Humanitarianism follows a similar path. We care for and help people, yet turn that into an ultimate good, turning humanitarianism (a good thing) into humanism (a bad thing).

The Bible provides a contrast to a human-centric, or atheistic approach to knowledge. The Bible lays the claim that knowledge has the fear of God as its beginning (Proverbs 1:7). This means that the Christian views the world, including science, the arts, and humanitarianism through the lens of the Bible. And it is this type of knowledge that is highly stable and valuable. 

When we apply the fear of God to knowledge, we can restore knowledge to its proper position. Instead of using incredible technology to kill smaller, unborn humans we can use it to provide life-saving surgery to smaller, unborn humans. In addition, we can use the biblical lens to view secular art properly. We do not need to simply throw it away and isolate ourselves. We can see the skills involved in the art’s creation, we can better understand both the sinful human condition and the creative glories contained within mankind through art from Christians and non-Christians alike. 

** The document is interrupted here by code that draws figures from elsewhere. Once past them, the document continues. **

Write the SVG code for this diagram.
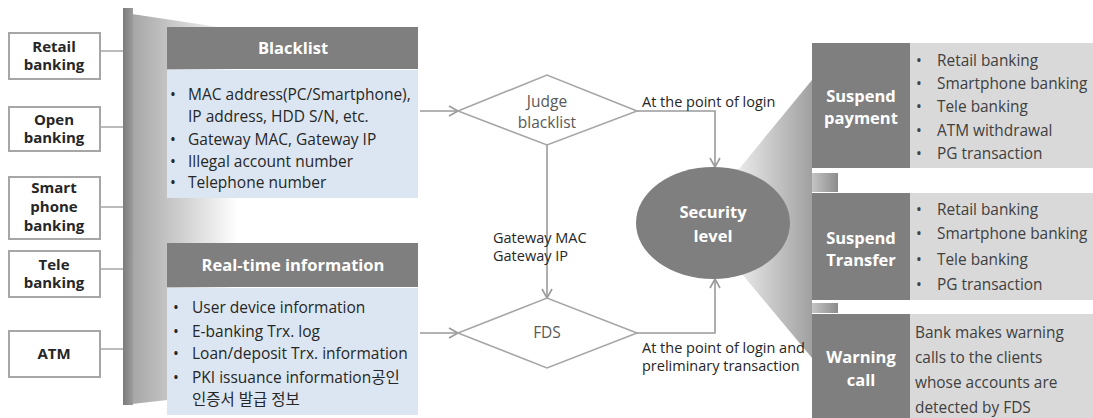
<svg xmlns="http://www.w3.org/2000/svg" width="1093" height="418" viewBox="0 0 1093 418">
  <style>
    text { font-family: "Open Sans", "Noto Sans CJK KR", sans-serif; }
    .ch-box { fill: #ffffff; stroke: #a6a6a6; stroke-width: 2; }
    .ch-txt { font-size: 15px; font-weight: bold; fill: #262626; text-anchor: middle; }
    .tie { stroke: #a6a6a6; stroke-width: 1.5; fill: none; }
    .hdr { fill: #7f7f7f; }
    .hdr-txt { font-size: 16.5px; font-weight: bold; fill: #ffffff; text-anchor: middle; }
    .body { fill: #dce6f2; }
    .item { font-size: 15.5px; fill: #262626; }
    .dia { fill: #ffffff; stroke: #a6a6a6; stroke-width: 1.6; }
    .dia-txt { font-size: 15.5px; fill: #595959; text-anchor: middle; }
    .flow { stroke: #9a9a9a; stroke-width: 1.6; fill: none; }
    .lbl { font-size: 14.5px; fill: #262626; }
    .act { fill: #7f7f7f; }
    .act-txt { font-size: 16.5px; font-weight: bold; fill: #ffffff; text-anchor: middle; }
    .lst { fill: #d9d9d9; }
    .lst-txt { font-size: 15.4px; fill: #404040; }
  </style>
  <defs>
    <linearGradient id="barGrad" x1="0" y1="0" x2="1" y2="0">
      <stop offset="0" stop-color="#7c7c7c"/>
      <stop offset="1" stop-color="#9c9c9c"/>
    </linearGradient>
    <linearGradient id="panelGrad" gradientUnits="userSpaceOnUse" x1="132" y1="0" x2="238" y2="0">
      <stop offset="0" stop-color="#a6a6a6"/>
      <stop offset="1" stop-color="#ffffff"/>
    </linearGradient>
    <linearGradient id="coneGrad" gradientUnits="userSpaceOnUse" x1="730" y1="0" x2="812" y2="0">
      <stop offset="0" stop-color="#f2f2f2"/>
      <stop offset="1" stop-color="#a0a0a0"/>
    </linearGradient>
    <linearGradient id="tabGrad" x1="0" y1="0" x2="1" y2="0">
      <stop offset="0" stop-color="#c4c4c4"/>
      <stop offset="1" stop-color="#8c8c8c"/>
    </linearGradient>
    <marker id="chev" markerUnits="userSpaceOnUse" markerWidth="14" markerHeight="14" refX="10" refY="6" orient="auto">
      <path d="M1,1 L10,6 L1,11" fill="none" stroke="#9a9a9a" stroke-width="1.6"/>
    </marker>
  </defs>

  <!-- channel backbone -->
  <g id="backbone">
    <polygon points="132,14 238,30 238,392 132,404" fill="url(#panelGrad)"/>
    <rect x="123" y="8" width="10" height="397" fill="url(#barGrad)"/>
  </g>

  <!-- channel ties -->
  <g id="ties">
    <line class="tie" x1="100" y1="51" x2="123" y2="51"/>
    <line class="tie" x1="100" y1="127" x2="123" y2="127"/>
    <line class="tie" x1="100" y1="207" x2="123" y2="207"/>
    <line class="tie" x1="100" y1="269" x2="123" y2="269"/>
    <line class="tie" x1="100" y1="349" x2="123" y2="349"/>
  </g>

  <!-- channels -->
  <g id="ch-retail">
    <rect class="ch-box" x="9" y="33" width="91" height="46"/>
    <text class="ch-txt" x="54" y="52">Retail</text>
    <text class="ch-txt" x="54" y="70">banking</text>
  </g>
  <g id="ch-open">
    <rect class="ch-box" x="9" y="107" width="91" height="44"/>
    <text class="ch-txt" x="54" y="125">Open</text>
    <text class="ch-txt" x="54" y="143">banking</text>
  </g>
  <g id="ch-smart">
    <rect class="ch-box" x="9" y="177" width="91" height="62"/>
    <text class="ch-txt" x="54" y="193">Smart</text>
    <text class="ch-txt" x="54" y="212">phone</text>
    <text class="ch-txt" x="54" y="231">banking</text>
  </g>
  <g id="ch-tele">
    <rect class="ch-box" x="9" y="251" width="91" height="46"/>
    <text class="ch-txt" x="54" y="270">Tele</text>
    <text class="ch-txt" x="54" y="288">banking</text>
  </g>
  <g id="ch-atm">
    <rect class="ch-box" x="9" y="331" width="91" height="46"/>
    <text class="ch-txt" x="54" y="359">ATM</text>
  </g>

  <!-- blacklist -->
  <g id="blacklist">
    <rect class="hdr" x="167" y="27" width="251" height="42"/>
    <text class="hdr-txt" x="293" y="54">Blacklist</text>
    <rect class="body" x="167" y="70" width="251" height="128"/>
    <text class="item" x="170" y="100">•</text><text class="item" x="188" y="100">MAC address(PC/Smartphone),</text>
    <text class="item" x="188" y="122">IP address, HDD S/N, etc.</text>
    <text class="item" x="170" y="145">•</text><text class="item" x="188" y="145">Gateway MAC, Gateway IP</text>
    <text class="item" x="170" y="167">•</text><text class="item" x="188" y="167">Illegal account number</text>
    <text class="item" x="170" y="188">•</text><text class="item" x="188" y="188">Telephone number</text>
  </g>

  <!-- real-time information -->
  <g id="realtime">
    <rect class="hdr" x="167" y="243" width="251" height="44"/>
    <text class="hdr-txt" x="293" y="271">Real-time information</text>
    <rect class="body" x="167" y="288" width="251" height="127"/>
    <text class="item" x="173" y="313">•</text><text class="item" x="192" y="313">User device information</text>
    <text class="item" x="173" y="337">•</text><text class="item" x="192" y="337">E-banking Trx. log</text>
    <text class="item" x="173" y="359">•</text><text class="item" x="192" y="359">Loan/deposit Trx. information</text>
    <text class="item" x="173" y="383">•</text><text class="item" x="192" y="383">PKI issuance information공인</text>
    <text class="item" x="192" y="405">인증서 발급 정보</text>
  </g>

  <!-- cone from security level to actions -->
  <g id="cone">
    <polygon points="697,220 812,80 812,358" fill="url(#coneGrad)"/>
    <rect x="812" y="173" width="26" height="19" fill="url(#tabGrad)"/>
    <rect x="812" y="303" width="26" height="10" fill="url(#tabGrad)"/>
  </g>

  <!-- connectors -->
  <g id="connectors">
    <line class="flow" x1="420" y1="111" x2="458" y2="111" marker-end="url(#chev)"/>
    <line class="flow" x1="420" y1="333" x2="458" y2="333" marker-end="url(#chev)"/>
    <line class="flow" x1="547" y1="145" x2="547" y2="298" marker-end="url(#chev)"/>
    <polyline class="flow" points="637,111 715,111 715,167" marker-end="url(#chev)"/>
    <polyline class="flow" points="637,333 715,333 715,279" marker-end="url(#chev)"/>
    <text class="lbl" x="493" y="243">Gateway MAC</text>
    <text class="lbl" x="493" y="261">Gateway IP</text>
    <text class="lbl" x="642" y="107">At the point of login</text>
    <text class="lbl" x="642" y="353">At the point of login and</text>
    <text class="lbl" x="642" y="371">preliminary transaction</text>
  </g>

  <!-- decisions -->
  <g id="judge-blacklist">
    <polygon class="dia" points="458,111 547,75 637,111 547,145"/>
    <text class="dia-txt" x="547" y="107">Judge</text>
    <text class="dia-txt" x="547" y="128">blacklist</text>
  </g>
  <g id="fds">
    <polygon class="dia" points="458,333 547,298 637,333 547,368"/>
    <text class="dia-txt" x="547" y="338">FDS</text>
  </g>

  <!-- security level -->
  <g id="security-level">
    <ellipse cx="713" cy="223" rx="77" ry="56" fill="#7f7f7f"/>
    <text class="act-txt" x="713" y="218" font-size="19">Security</text>
    <text class="act-txt" x="713" y="242" font-size="19">level</text>
  </g>

  <!-- actions -->
  <g id="suspend-payment">
    <rect class="act" x="812" y="43" width="98" height="125"/>
    <text class="act-txt" x="861" y="102">Suspend</text>
    <text class="act-txt" x="861" y="124">payment</text>
    <rect class="lst" x="910" y="43" width="183" height="125"/>
    <text class="lst-txt" x="916" y="66">•</text><text class="lst-txt" x="937" y="66">Retail banking</text>
    <text class="lst-txt" x="916" y="89">•</text><text class="lst-txt" x="937" y="89">Smartphone banking</text>
    <text class="lst-txt" x="916" y="112">•</text><text class="lst-txt" x="937" y="112">Tele banking</text>
    <text class="lst-txt" x="916" y="136">•</text><text class="lst-txt" x="937" y="136">ATM withdrawal</text>
    <text class="lst-txt" x="916" y="159">•</text><text class="lst-txt" x="937" y="159">PG transaction</text>
  </g>
  <g id="suspend-transfer">
    <rect class="act" x="812" y="193" width="98" height="107"/>
    <text class="act-txt" x="861" y="244">Suspend</text>
    <text class="act-txt" x="861" y="266">Transfer</text>
    <rect class="lst" x="910" y="193" width="183" height="107"/>
    <text class="lst-txt" x="916" y="215">•</text><text class="lst-txt" x="937" y="215">Retail banking</text>
    <text class="lst-txt" x="916" y="239">•</text><text class="lst-txt" x="937" y="239">Smartphone banking</text>
    <text class="lst-txt" x="916" y="265">•</text><text class="lst-txt" x="937" y="265">Tele banking</text>
    <text class="lst-txt" x="916" y="290">•</text><text class="lst-txt" x="937" y="290">PG transaction</text>
  </g>
  <g id="warning-call">
    <rect class="act" x="812" y="314" width="98" height="104"/>
    <text class="act-txt" x="861" y="363">Warning</text>
    <text class="act-txt" x="861" y="386">call</text>
    <rect class="lst" x="910" y="314" width="183" height="104"/>
    <text class="lst-txt" x="915" y="338">Bank makes warning</text>
    <text class="lst-txt" x="915" y="363">calls to the clients</text>
    <text class="lst-txt" x="915" y="388">whose accounts are</text>
    <text class="lst-txt" x="915" y="413">detected by FDS</text>
  </g>
</svg>
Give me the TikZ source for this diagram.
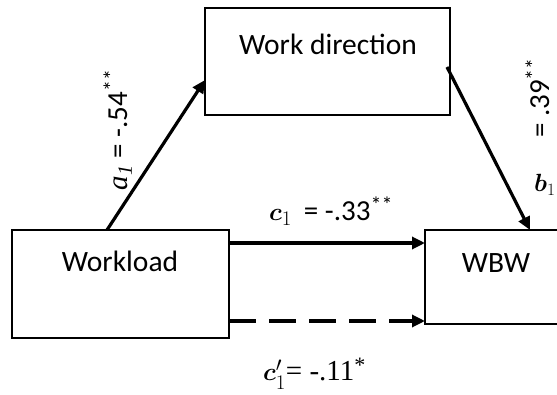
\documentclass[tikz,border=0pt]{standalone}
\usepackage{amsmath}
\usepackage{fontspec}
\setmainfont{Carlito}
\newfontfamily\serifrm{Liberation Serif}
\usetikzlibrary{arrows.meta}
\newcommand\sigstars[1]{{\fontsize{22}{22}\selectfont\raisebox{8pt}{#1}}}
\begin{document}
\begin{tikzpicture}[x=1pt,y=-1pt,
  box/.style={draw, line width=2.5pt, rectangle, inner sep=0pt, outer sep=0pt},
  txt/.style={font=\fontsize{29.5}{34}\selectfont, inner sep=0pt},
  lbl/.style={font=\fontsize{29}{34}\selectfont, inner sep=0pt},
  arr/.style={line width=3.2pt, -{Triangle[length=13pt,width=12pt]}}]
\useasboundingbox (0,0) rectangle (557,395);
\clip (0,0) rectangle (557,395);
% boxes
\node[box, minimum width=217pt, minimum height=108pt] (wl) at (120.5,284) {};
\node[box, minimum width=245pt, minimum height=107pt] (wd) at (327.5,61.5) {};
\node[box, minimum width=142pt, minimum height=94pt] (wbw) at (496,277) {};
% texts
\node[txt, anchor=base] (wdt) at (328,55) {Work direction};
\node[txt, anchor=base] (wlt) at (120,272) {Workload};
\node[txt, anchor=base] (wbwt) at (496,273) {WBW};
% connectors
\draw[arr] ([xshift=95pt]wl.north west) -- ([yshift=-72pt]wd.north west);
\draw[arr] ([xshift=-3pt,yshift=-59pt]wd.north east) -- ([xshift=105pt]wbw.north west);
\draw[arr] ([yshift=-13pt]wl.north east) -- ([yshift=-13pt]wbw.north west);
\draw[arr, dash pattern=on 27pt off 13pt] ([yshift=-91pt]wl.north east) -- ([yshift=-91pt]wbw.north west);
% labels
\node[lbl, rotate=90, anchor=base] (la) at (127,130) {{\serifrm\itshape a}\textsubscript{\serifrm\itshape 1} = -.54\sigstars{**}};
\node[lbl, rotate=90, anchor=base] (lb) at (549,98) {= .39\sigstars{**}};
\node[lbl, anchor=base west, font=\fontsize{25}{28}\selectfont] (lbb) at (534,192) {$\boldsymbol{b}_1$};
\node[lbl, anchor=base west] (lc) at (269,221) {$\boldsymbol{c}_1$\hspace{12pt}= -.33\sigstars{**}};
\node[lbl, anchor=base west] (lcp) at (263,381) {$\boldsymbol{c}'_1${\serifrm = -.11\sigstars{*}}};
\end{tikzpicture}
\end{document}
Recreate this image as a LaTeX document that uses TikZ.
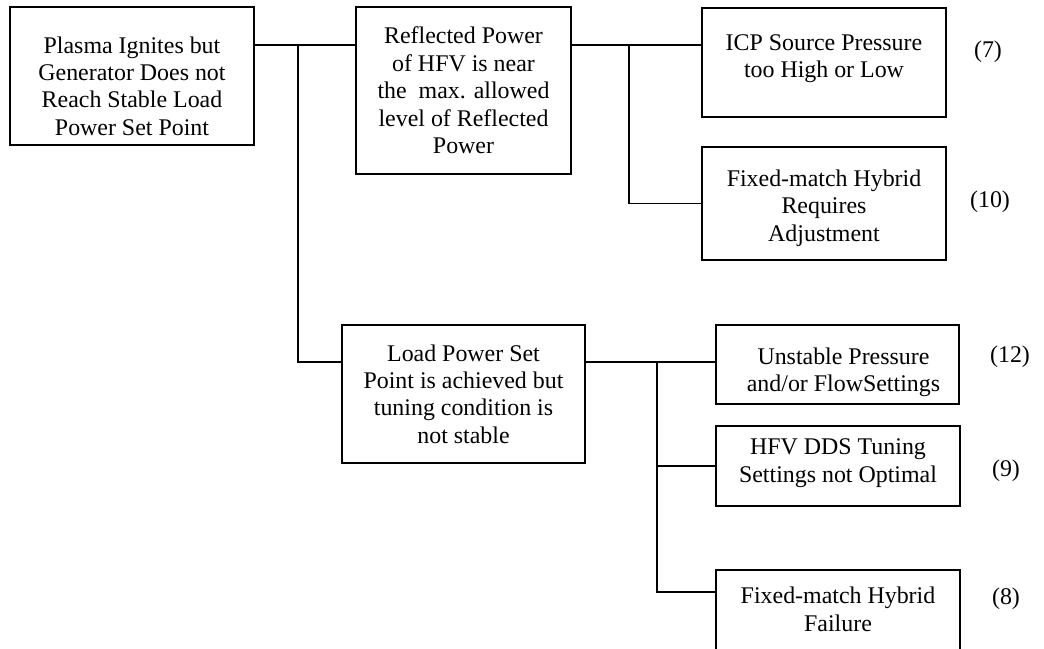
\documentclass[tikz,border=0pt]{standalone}
\usepackage{fontspec}
\setmainfont{Liberation Serif}
\usepackage{tikz}
\usetikzlibrary{positioning}

\begin{document}
\begin{tikzpicture}[
  x=0.025cm, y=-0.025cm,
  box/.style={draw, line width=1.3pt, rectangle, align=center, inner sep=2pt,
              font=\fontsize{17}{19.5}\selectfont},
  link/.style={line width=1.3pt},
  tag/.style={font=\fontsize{17}{19.5}\selectfont},
]
\clip (0,0) rectangle (1044,649);
\useasboundingbox (0,0) rectangle (1044,649);

% top level
\node[box, minimum width=244*0.025cm, minimum height=138*0.025cm] (top) at (132,76)
  {\rule{0pt}{26pt}Plasma Ignites but\\Generator Does not\\Reach Stable Load\\Power Set Point};

% middle column
\node[box, minimum width=215*0.025cm, minimum height=167*0.025cm] (refl) at (463.5,90.5)
  {Reflected Power\\of HFV is near\\the\ \ max. allowed\\level of Reflected\\Power};
\node[box, minimum width=243*0.025cm, minimum height=138*0.025cm] (load) at (463.5,394)
  {Load Power Set\\Point is achieved but\\tuning condition is\\not stable};

% causes
\node[box, minimum width=244*0.025cm, minimum height=109*0.025cm] (icp) at (824,62.5)
  {ICP Source Pressure\\too High or Low\rule[-9pt]{0pt}{0pt}};
\node[box, minimum width=244*0.025cm, minimum height=113*0.025cm] (adj) at (824,203.5)
  {\rule{0pt}{18pt}Fixed-match Hybrid\\Requires\\Adjustment};
\node[box, minimum width=243*0.025cm, minimum height=79*0.025cm] (flow) at (837.5,364.5)
  {\rule{0pt}{23pt}\ \ Unstable Pressure\\\ \ and/or FlowSettings};
\node[box, minimum width=244*0.025cm, minimum height=80*0.025cm] (dds) at (838,466)
  {HFV DDS Tuning\\Settings not Optimal\rule[-8pt]{0pt}{0pt}};
\node[box, minimum width=244*0.025cm, minimum height=90*0.025cm] (fail) at (838,615)
  {Fixed-match Hybrid\\Failure\rule[-8pt]{0pt}{0pt}};

% reference numbers
\node[tag] (n7)  at (988,52)   {(7)};
\node[tag] (n10) at (990,202)  {(10)};
\node[tag] (n12) at (1010,357) {(12)};
\node[tag] (n9)  at (1006,471) {(9)};
\node[tag] (n8)  at (1006,599) {(8)};

% tree lines
\coordinate (s1) at (298,45);
\coordinate (s2) at (629,45);
\coordinate (s3) at (657,362);
\coordinate (s4) at (657,592);
\draw[link] (top.east |- s1) -- (refl.west |- s1);
\draw[link] (s1) |- (load.west |- s3);
\draw[link] (refl.east |- s2) -- (icp.west |- s2);
\draw[link] (s2) |- (adj.west);
\draw[link] (load.east |- s3) -- (flow.west |- s3);
\draw[link] (s3) |- (dds.west);
\draw[link] (s3) -- (s4) -- (fail.west |- s4);
\end{tikzpicture}
\end{document}
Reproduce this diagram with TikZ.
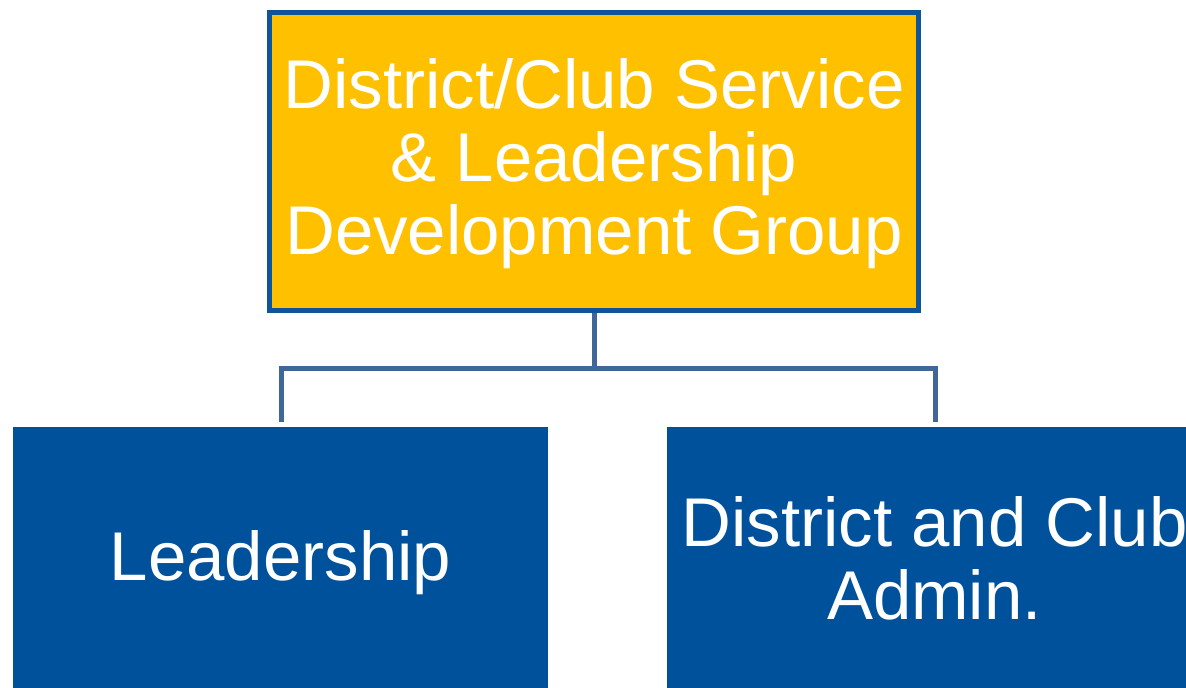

In short, the application of knowledge through a biblical lens does not mean we isolate ourselves and only consume “Christian” goods. In fact, doing so will often lead to us consuming goods of inferior quality. It means we view, enjoy, and critique both Christian and non-Christian works in the sciences, arts, and humanities in such a way as to further enrich ourselves and the world.

  • 3 (pp.6–7): What great paradox did Augustine conclude resides in the heart of man with respect to the pursuit of God as man’s highest enjoyment and good? Where does this enigma find its solution?

Augustine said that the heart of man was made for God and that it is destined to always seek but never find rest, until his heart rests in his heavenly Father’s heart.